When Paying More Usually Makes Sense
Paying more is not automatically the right move. But a higher-priced quote often makes sense when the business depends on one or more of the following:
- Repeatable Output Across Several Operators Or Shifts
- Cleaner Results on Customer-Facing Products
- Faster Changeovers Across Different Materials Or Artwork Files
- More Predictable Combined Engraving-And-Cutting Workflows
- Lower Risk During Installation and Production Ramp-Up
In those cases, the extra spend is not really about prestige. It is about reducing production friction.
By contrast, if the workload is simple, low-volume, and operationally forgiving, a more basic buying position may be sensible. The key is to match budget level to workflow risk rather than assuming every buyer needs the same configuration.
Questions Commercial Buyers Should Ask Before Comparing Quotes
Before approving a shortlist, buyers should be able to answer these questions clearly:
- What Percentage of Machine Hours Will Be Engraving Only?
- How Often Will Jobs Also Require Contour Cutting?
- What Materials Will Consume Most of the Weekly Runtime?
- How Sensitive Is the Business to Residue, Contrast Variation, or Finish Defects?
- How Much Operator Setup Time Is Acceptable Per Job Change?
- Which Items Are Included in the Quote, and Which Are External Costs?
- What Support Is Available During Installation, Early Production, and Ongoing Maintenance?

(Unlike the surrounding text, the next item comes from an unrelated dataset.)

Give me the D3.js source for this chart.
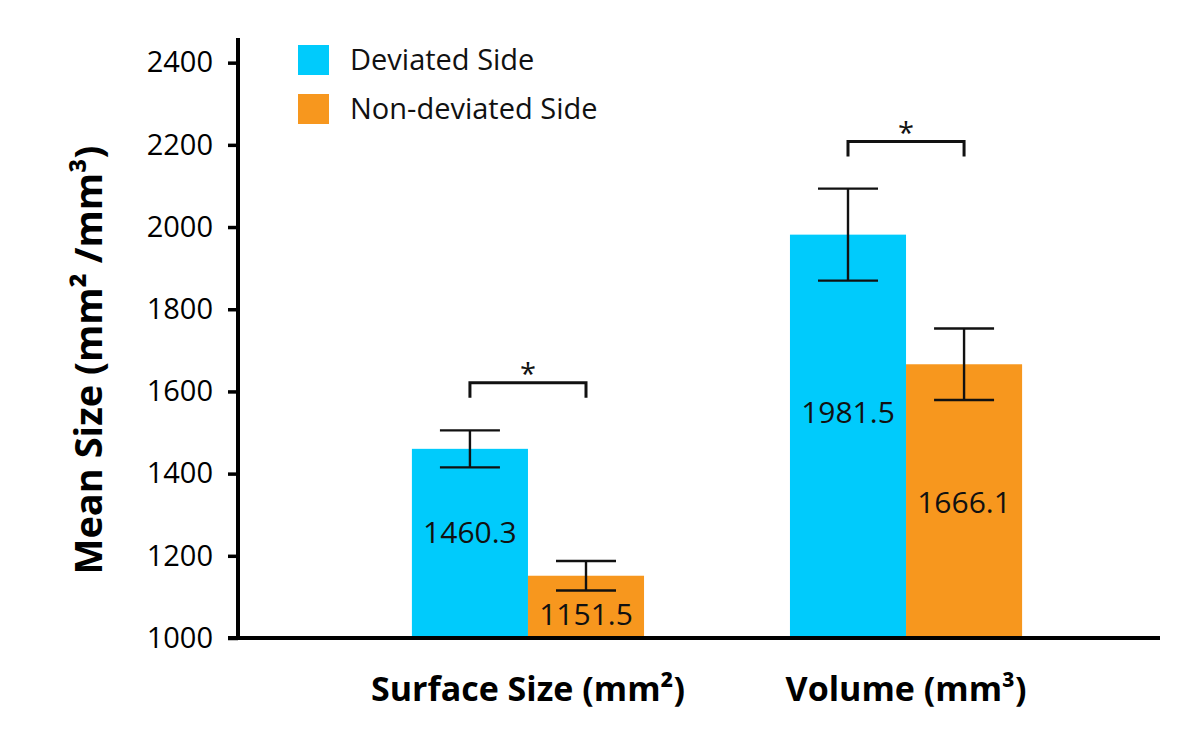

These questions make quote comparison more disciplined. They also help buyers avoid approving a low initial number that creates higher downstream operating cost.
Practical Summary
Laser engraving machine pricing for commercial buyers is rarely about one number. It is about the total scope required to support the actual production job: the part size, material mix, finish standard, job-change frequency, and the level of repeatability the business expects.
The strongest price comparison starts by defining the workflow first, then normalizing the quote structure, then judging whether the machine will produce good parts with reasonable consistency and manageable operating friction. That approach gives buyers a far more useful price guide than any unsupported headline figure.